Por Ángel Oropeza
A lo largo de la historia,
quienes luchan por la justicia son siempre catalogados por los poderosos de
turno como violentos y desestabilizadores. Jesús de Nazareth era un peligro
para los intereses de las autoridades judías y romanas, y la acusación que le
llevó a la muerte fue justamente la de ser un desestabilizador, pues su mensaje
socavaba las bases de aquella dominación religiosa y política. Los cristianos
que siguieron su ejemplo fueron por siglos estigmatizados como
desestabilizadores, ya que su mensaje liberador era un peligro para un dominio
fundado en la sumisión.
El gran argumento de los esclavistas
era que la lucha de los esclavos por su libertad resultaba desestabilizadora
para los intereses de grandes fortunas que descansaban sobre la explotación del
hombre.
En nuestra independencia, los
patriotas siempre fueron los violentos que no reconocían la hegemonía española.
En Suráfrica, los miembros del Congreso Nacional Africano eran tildados por la
oligarquía blanca de desestabilizadores, que se resistían a reconocer como
gobierno a quienes realmente eran minoría. Su líder máximo, Nelson Mandela,
estuvo 27 años en prisión por desestabilizador del “orden”. En Estados Unidos,
el Movimiento contra la segregación racial fue siempre acusado de ser un
peligroso factor de desestabilización para los intereses de los blancos y
pudientes.
El ejemplo y la prédica del
Arzobispo de San Salvador, Monseñor Oscar Romero resultaron demasiado incómodas
para la “unión cívico-militar” que oprimía a su país en la década de los 80, y
fue asesinado por desestabilizador. Hace un par de años, el
Papa Francisco lo elevó a los altares, y hoy es recordado como el mártir del
antimilitarismo latinoamericano
La historia está llena de
ejemplos como los hasta aquí mencionados.
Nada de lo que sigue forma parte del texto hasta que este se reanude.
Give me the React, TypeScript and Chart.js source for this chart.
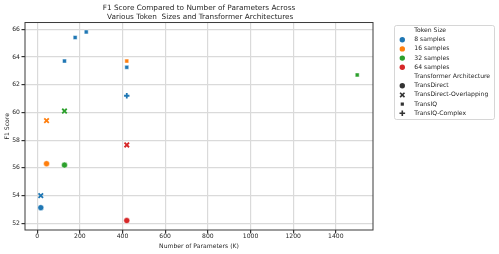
import React, { useEffect, useRef } from 'react';
import { Chart, registerables } from 'chart.js';

Chart.register(...registerables);

const titleLines = [
  'F1 Score Compared to Number of Parameters Across',
  ' Various Token  Sizes and Transformer Architectures',
];
const tokenSizes = ['8 samples', '16 samples', '32 samples', '64 samples'];
const tokenColors = ['#1f77b4', '#ff7f0e', '#2ca02c', '#d62728'];
const architectures = ['TransDirect', 'TransDirect-Overlapping', 'TransIQ', 'TransIQ-Complex'];
const archStyles = ['circle', 'crossRot', 'rect', 'cross'];

// one entry per point
const paramsK = [17, 17, 44, 44, 128, 128, 420, 420, 128, 178, 230, 420, 420, 1500, 420];
const f1Scores = [53.13, 54.0, 56.3, 59.4, 56.2, 60.1, 52.2, 57.65, 63.7, 65.4, 65.8, 63.25, 63.7, 62.7, 61.2];
const pointToken = [0, 0, 1, 1, 2, 2, 3, 3, 0, 0, 0, 0, 1, 2, 0];
const pointArch = [0, 1, 0, 1, 0, 1, 0, 1, 2, 2, 2, 2, 2, 2, 3];

const xTicks = [0, 200, 400, 600, 800, 1000, 1200, 1400];
const yTicks = [52, 54, 56, 58, 60, 62, 64, 66];

const FONT = "'DejaVu Sans', sans-serif";
const TEXT = '#262626';

const framePlugin = {
  id: 'frame',
  beforeDatasetsDraw(chart: any) {
    const { ctx, chartArea: a } = chart;
    ctx.save();
    ctx.strokeStyle = '#3a3a3a';
    ctx.lineWidth = 1;
    ctx.strokeRect(a.left, a.top, a.right - a.left, a.bottom - a.top);
    ctx.restore();
  },
};

function drawMarker(ctx: CanvasRenderingContext2D, style: string, x: number, y: number, color: string) {
  ctx.save();
  ctx.fillStyle = color;
  ctx.strokeStyle = color;
  if (style === 'circle') {
    ctx.beginPath();
    ctx.arc(x, y, 2.7, 0, Math.PI * 2);
    ctx.fill();
  } else if (style === 'rect') {
    ctx.fillRect(x - 1.6, y - 1.6, 3.2, 3.2);
  } else if (style === 'crossRot') {
    ctx.lineWidth = 1.6;
    const r = 2.2;
    ctx.beginPath();
    ctx.moveTo(x - r, y - r);
    ctx.lineTo(x + r, y + r);
    ctx.moveTo(x - r, y + r);
    ctx.lineTo(x + r, y - r);
    ctx.stroke();
  } else if (style === 'cross') {
    ctx.lineWidth = 1.6;
    const r = 2.8;
    ctx.beginPath();
    ctx.moveTo(x - r, y);
    ctx.lineTo(x + r, y);
    ctx.moveTo(x, y - r);
    ctx.lineTo(x, y + r);
    ctx.stroke();
  }
  ctx.restore();
}

const legendPlugin = {
  id: 'sideLegend',
  afterDraw(chart: any) {
    const ctx: CanvasRenderingContext2D = chart.ctx;
    const left = 394, top = 25, w = 100, h = 94;
    ctx.save();
    ctx.beginPath();
    (ctx as any).roundRect(left + 0.5, top + 0.5, w, h, 2);
    ctx.fillStyle = 'rgba(255,255,255,0.8)';
    ctx.fill();
    ctx.strokeStyle = '#cccccc';
    ctx.lineWidth = 0.8;
    ctx.stroke();

    const items: { label: string; style?: string; color?: string }[] = [];
    items.push({ label: 'Token Size' });
    tokenSizes.forEach((t, i) => items.push({ label: t, style: 'circle', color: tokenColors[i] }));
    items.push({ label: 'Transformer Architecture' });
    architectures.forEach((a, i) => items.push({ label: a, style: archStyles[i], color: '#333333' }));

    ctx.font = `6.1px ${FONT}`;
    ctx.textBaseline = 'middle';
    ctx.textAlign = 'left';
    ctx.fillStyle = TEXT;
    items.forEach((it, i) => {
      const y = 30.5 + i * 9.2;
      if (it.style) drawMarker(ctx, it.style, 402.3, y, it.color as string);
      ctx.fillStyle = TEXT;
      ctx.fillText(it.label, 414.3, y);
    });
    ctx.restore();
  },
};

export default function App() {
  const ref = useRef<HTMLCanvasElement | null>(null);

  useEffect(() => {
    if (!ref.current) return;
    const datasets = architectures.map((arch, ai) => {
      const idx = paramsK.map((_, i) => i).filter((i) => pointArch[i] === ai);
      const colors = idx.map((i) => tokenColors[pointToken[i]]);
      const style = archStyles[ai];
      const stroked = style === 'crossRot' || style === 'cross';
      const radius = style === 'circle' ? 3 : style === 'rect' ? 2.8 : style === 'crossRot' ? 3.2 : 2.7;
      return {
        label: arch,
        data: idx.map((i) => ({ x: paramsK[i], y: f1Scores[i] })),
        pointStyle: style,
        pointRadius: radius,
        pointBackgroundColor: colors,
        pointBorderColor: stroked ? colors : '#ffffff',
        pointBorderWidth: stroked ? 1.8 : 0.5,
        showLine: false,
      };
    });

    const chart = new Chart(ref.current, {
      type: 'scatter',
      data: { datasets },
      plugins: [framePlugin, legendPlugin],
      options: {
        animation: false,
        responsive: false,
        devicePixelRatio: 1,
        events: [],
        layout: { padding: { left: 0, right: 126, top: 0, bottom: 0 } },
        plugins: {
          legend: { display: false },
          tooltip: { enabled: false },
          title: {
            display: true,
            text: titleLines,
            fullSize: false,
            color: TEXT,
            font: { family: FONT, size: 7.3, weight: 'normal', lineHeight: 1.2 },
            padding: { top: 3.5, bottom: 1.5 },
          },
        },
        scales: {
          x: {
            type: 'linear',
            min: -57,
            max: 1574,
            afterBuildTicks: (axis: any) => {
              axis.ticks = xTicks.map((v) => ({ value: v }));
            },
            afterFit: (s: any) => {
              s.height = 24;
            },
            ticks: {
              autoSkip: false,
              maxRotation: 0,
              color: TEXT,
              padding: -0.5,
              font: { family: FONT, size: 6.1 },
              callback: (v: any) => String(v),
            },
            grid: { color: '#dadada', lineWidth: 1.2, tickLength: 3.5, tickColor: '#333333' },
            border: { display: false },
            title: {
              display: true,
              text: 'Number of Parameters (K)',
              color: TEXT,
              font: { family: FONT, size: 6.1 },
              padding: { top: 0, bottom: 4 },
            },
          },
          y: {
            type: 'linear',
            min: 51.52,
            max: 66.48,
            afterBuildTicks: (axis: any) => {
              axis.ticks = yTicks.map((v) => ({ value: v }));
            },
            afterFit: (s: any) => {
              s.width = 25;
            },
            ticks: {
              autoSkip: false,
              color: TEXT,
              padding: 1.5,
              font: { family: FONT, size: 6.1 },
              callback: (v: any) => String(v),
            },
            grid: { color: '#dadada', lineWidth: 1.2, tickLength: 3.5, tickColor: '#333333' },
            border: { display: false },
            title: {
              display: true,
              text: 'F1 Score',
              color: TEXT,
              font: { family: FONT, size: 6.1 },
              padding: { top: 3.3, bottom: 0 },
            },
          },
        },
      } as any,
    });
    return () => chart.destroy();
  }, []);

  return (
    <div style={{ position: 'fixed', left: 0, top: 0, width: 499, height: 254, background: '#ffffff' }}>
      <canvas ref={ref} width={499} height={254} style={{ display: 'block', width: 499, height: 254 }} />
    </div>
  );
}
Y a pesar de las diferencias, el
hecho siempre es el mismo: para los poderosos, cualquiera que pregone un cambio
es siempre violento y desestabilizador. Porque como bien lo afirma el teólogo
José M. Castillo, la lucha por la justicia tiene que soportar la persecución,
sencillamente porque los privilegiados por el actual estado de cosas es
evidente que no pueden querer otra sociedad. En consecuencia, la búsqueda de la
paz y la justicia es algo que no puede realizarse impunemente, porque al mismo
tiempo que es una noticia de esperanza para la mayoría, es la amenaza más
peligrosa para el status quo de los poderosos y gobierneros.
El señalar a quienes pregonan
el cambio y la justicia como violentos y desestabilizadores, otorga a los
opresores la excusa perfecta para actuar con violencia contra ellos. Y en esta
práctica de cinismo proyectivo, los gobiernos débiles suelen ser los más
radicales y represivos.
La razón de ello estriba
justamente en la precaria autoridad que deriva de su debilidad. Como lo
describió Montesquieu, la tiranía es la más violenta y menos poderosa de las
formas de gobierno, precisamente porque, como observa Hanna Arendt, violencia y
poder no son iguales. El poder legítimo no necesita de la violencia y la
represión para ser temido, pues tiene el autoritas que sólo da la
legitimidad que le otorga y reconoce el pueblo. A falta de la autoridad suficiente
que proviene de la legitimidad popular, el único recurso es la violencia contra
quienes se oponen a su mandato opresor, y de acusar de desestabilizadores a
aquellos que han abrazado la causa de la dignidad y la justicia.
Maduro ha mostrado, en sus
discursos y en la reciente modificación de su gabinete, que el guion para 2017
va a ser tratar de gobernar sin gente y de blindar el sistema de privilegios
particulares al que llaman “revolución”, para lo cual reprimir a quien se
oponga es condición indispensable. Por ello, lo que viene es la etiqueta de
“desestabilizadores”, “violentos” e “inconstitucionales” a todos los que no
aceptamos vivir de rodillas.
Nada nuevo. Los poderosos y
las oligarquías actúan siempre con el mismo guion. Pero olvidan que al final,
el guion también indica cuál suele ser siempre su desenlace.